Likely scenario: Headley, Smith, Denorfia and at least one of the relievers gets traded. Less likely that that Kennedy gets dealt.
Status: All in.
Biggest needs: Giants' second basemen this season have combined for the second-worst average in the majors, hovering below the Mendoza line at .171. Brandon Hicks started off strong, but the recent free-fall could result in a larger role for prospect Joe Panik. Second base has been the clear and most concerning gap, followed by a lack of depth on the bench. The bullpen has been solid most of the season, but closer Sergio Romo was removed from his role on Sunday after blowing three of his last five save opportunities. While there has been talk of the Giants' interest in David Price or Jeff Samardzija, Giants general manager Brian Sabean is probably inclined to keep his rotation intact.
That prospect everyone will want but the Giants won't want to trade: RHP Kyle Crick. But honestly, I'm not sure there is a prospect everyone will want that the Giants won't want to trade. San Francisco's farm system has been in the dumps since the graduations of Buster Posey, Madison Bumgarner and Brandon Belt.
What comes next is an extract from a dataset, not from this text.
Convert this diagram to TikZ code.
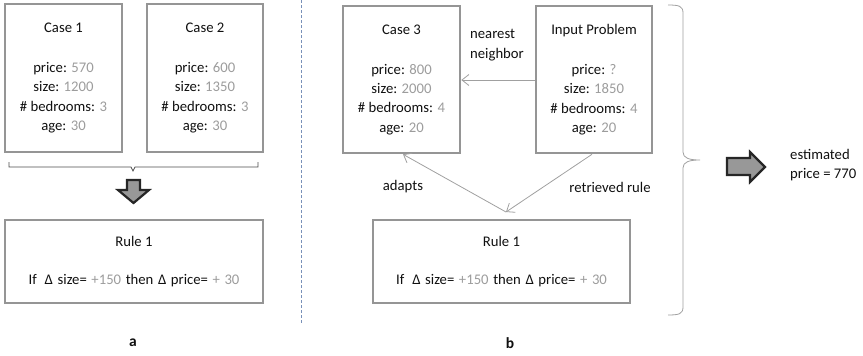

Crick is regarded as the best prospect in the system, but a 6.4 BB/9 in the minors highlights his command issues. He may not even make it to the majors as a starting pitcher, but rather as a reliever. The farm system is currently in limbo, to say the least.
Likely scenario: I don't envision Sabean sitting back in his chair too much longer as the losses have piled up for his team after they got off to the best 60-game start in the league. The versatility of Zobrist doubled with the Rays' desires to cash in on their expendable assets would ultimately fill the Giants black hole at second base. Don't be surprised to see a backup outfielder or infielder (or both) get picked up somewhere along the line. Sabean's always had a good eye in the bargain bin.